Namely, the survey, which is based on the responses of roughly 1,900 CARP members across Canada, finds that 89% of those polled are in favour of a best interest standard that would require advisors to prioritize clients' interests above all other considerations, namely their own compensation, when making investment recommendations.
"These poll results reiterate what we've repeatedly seen in surveys of our members," says Wanda Morris, CARP's vice president of advocacy, in a statement. "Investors overwhelmingly support changes that will better protect their life savings."
The high degree of trust older Canadians' already place in their advisors may be attributed, in part, to the CARP survey's finding that about 60% of survey participants were previously unaware that the majority of advisors aren't bound to uphold clients' interests ahead of their own.

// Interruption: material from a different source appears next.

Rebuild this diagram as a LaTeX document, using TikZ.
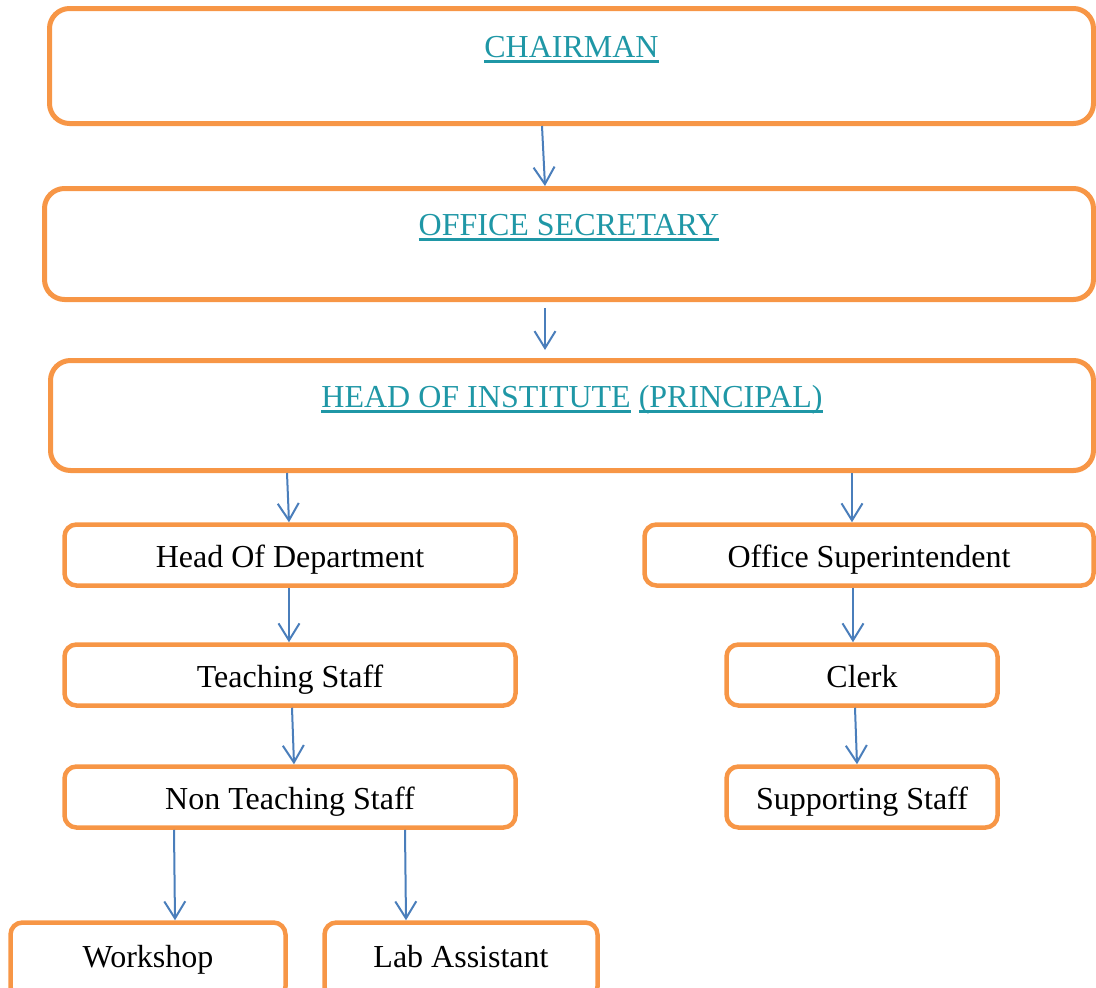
\documentclass[tikz,border=0pt]{standalone}
\usepackage{fontspec}
\setmainfont{Liberation Serif}
\usetikzlibrary{arrows.meta}
\definecolor{boxorange}{HTML}{F79646}
\definecolor{arrblue}{HTML}{4A7EBB}
\definecolor{linkteal}{HTML}{1F97A6}
\newcommand{\myul}[1]{\setbox0\hbox{#1}\leavevmode\rlap{\rule[-5.5pt]{\wd0}{2.5pt}}\box0\relax}
\tikzset{
  bigbox/.style={draw=boxorange, line width=5pt, rounded corners=20pt, inner sep=0pt, font=\fontsize{32}{38}\selectfont, text=linkteal},
  smallbox/.style={draw=boxorange, line width=4.5pt, rounded corners=12pt, inner sep=0pt, minimum height=61pt, text height=30pt, text depth=6pt, font=\fontsize{32}{38}\selectfont},
  bottombox/.style={smallbox, minimum height=76pt, text height=25pt, text depth=12pt},
  arr/.style={draw=arrblue, line width=2pt, -{Straight Barb[length=17pt,width=21pt,line width=2pt]}}
}
\begin{document}
\begin{tikzpicture}[x=1pt,y=-1pt]
\useasboundingbox (0,0) rectangle (1096,988);
\clip (0,0) rectangle (1096,988);
\node[bigbox, minimum width=1044pt, text height=48.5pt, text depth=66.5pt] (chair) at (571.5,66) {\color{linkteal}\myul{CHAIRMAN}};
\node[bigbox, minimum width=1049pt, text height=46.5pt, text depth=64.5pt] (offsec) at (569,244) {\color{linkteal}\myul{OFFICE SECRETARY}};
\node[bigbox, minimum width=1043pt, text height=46.5pt, text depth=63.5pt] (hoi) at (572,415.5) {\color{linkteal}\myul{HEAD OF INSTITUTE}\ \myul{(PRINCIPAL)}};

\node[smallbox, minimum width=451pt] (hod) at (290,555) {Head Of Department};
\node[smallbox, minimum width=451pt] (teach) at (290,675) {Teaching Staff};
\node[smallbox, minimum width=451pt] (nonteach) at (290,797) {Non Teaching Staff};
\node[smallbox, minimum width=449pt] (offsup) at (869,555) {Office Superintendent};
\node[smallbox, minimum width=271pt] (clerk) at (862,675) {Clerk};
\node[smallbox, minimum width=271pt] (support) at (862,797) {Supporting Staff};
\node[bottombox, minimum width=275pt] (workshop) at (148,960.5) {Workshop};
\node[bottombox, minimum width=273pt] (lab) at (461,960.5) {Lab Assistant};

\draw[arr] ([xshift=-29.5pt]chair.south) -- ([xshift=-24pt]offsec.north);
\draw[arr, shorten <=6pt, shorten >=8pt] ([xshift=-24pt]offsec.south) -- ([xshift=-27pt]hoi.north);
\draw[arr] ([xshift=-285pt]hoi.south) -- ([xshift=-1pt]hod.north);
\draw[arr] ([xshift=280pt]hoi.south) -- ([xshift=-17pt]offsup.north);
\draw[arr] ([xshift=-1pt]hod.south) -- ([xshift=-1pt]teach.north);
\draw[arr] ([xshift=-16pt]offsup.south) -- ([xshift=-9pt]clerk.north);
\draw[arr] ([xshift=2pt]teach.south) -- ([xshift=4pt]nonteach.north);
\draw[arr] ([xshift=-7pt]clerk.south) -- ([xshift=-5pt]support.north);
\draw[arr] ([xshift=-116pt]nonteach.south) -- ([xshift=27pt]workshop.north);
\draw[arr] ([xshift=115pt]nonteach.south) -- ([xshift=-55pt]lab.north);
\end{tikzpicture}
\end{document}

The poll, conducted from March 10 to 29, comes at a time when Canada's financial regulators are considering following the lead of countries such as Australia, the U.S. and the U.K., which hold advisors to some form of fiduciary duty or best interest standard.
Debate over the introduction of such a standard, CARP notes, stems as far back as January 2004, when the Ontario Securities Commission (OSC) released a consultation paper examining the issue. Since then, there have been ongoing consultations and roundtables, which have spurred some "resistance" within the investment industry.
Canada's fragmented regulatory landscape has made it challenging for a sweeping consensus to be reached. In June 2016, the OSC published a statement, signalling that it could move forward on its own to implement the best interest standard in Ontario as other regulatory bodies consider its impact.
"When it comes to protecting investors, we are an international laggard," Morris says. "I believe that opponents of reform have used studies and consultations to indefinitely delay meaningful action."
Meanwhile, on the issue of banning embedded fees, another proposal up for regulatory consideration, CARP's survey suggests that 79% are opposed to embedded fees, with 53% expressing a "strong" degree of support for its elimination.
Under this proposal, trailer fees and other embedded commissions would cease to be attached to the mutual funds that investors purchase.
Although 44% of older Canadians surveyed were unaware that advisors collect embedded fees, CARP argues that scrapping these fees will help reduce the conflict of interest advisors may face. Moreover, about 62% and 31% of participants say they "strongly agree" or "agree" the commissions that advisors are paid should be disclosed.
As well, the CARP poll finds that 89% of those surveyed either "agree" or "strongly agree" with regulating the titles of those qualified to sell investments to the public.
This proposed reform, for example, would tighten rules around who can claim to be a financial planner. As it stands, anyone can claim to be one without having gone through the requisite certification or educational training.
"I've spoken to members who have placed undue trust in financial advisors because their titles, such as vice president or seniors specialist, implied a level of competence and a duty of care that was unwarranted," Morris says.
Earlier in March, Ontario Finance Minister Charles Sousa pledged to consult with regulators on applying restrictions to the use of titles tied to financial planning in response to a government-commissioned independent committee review.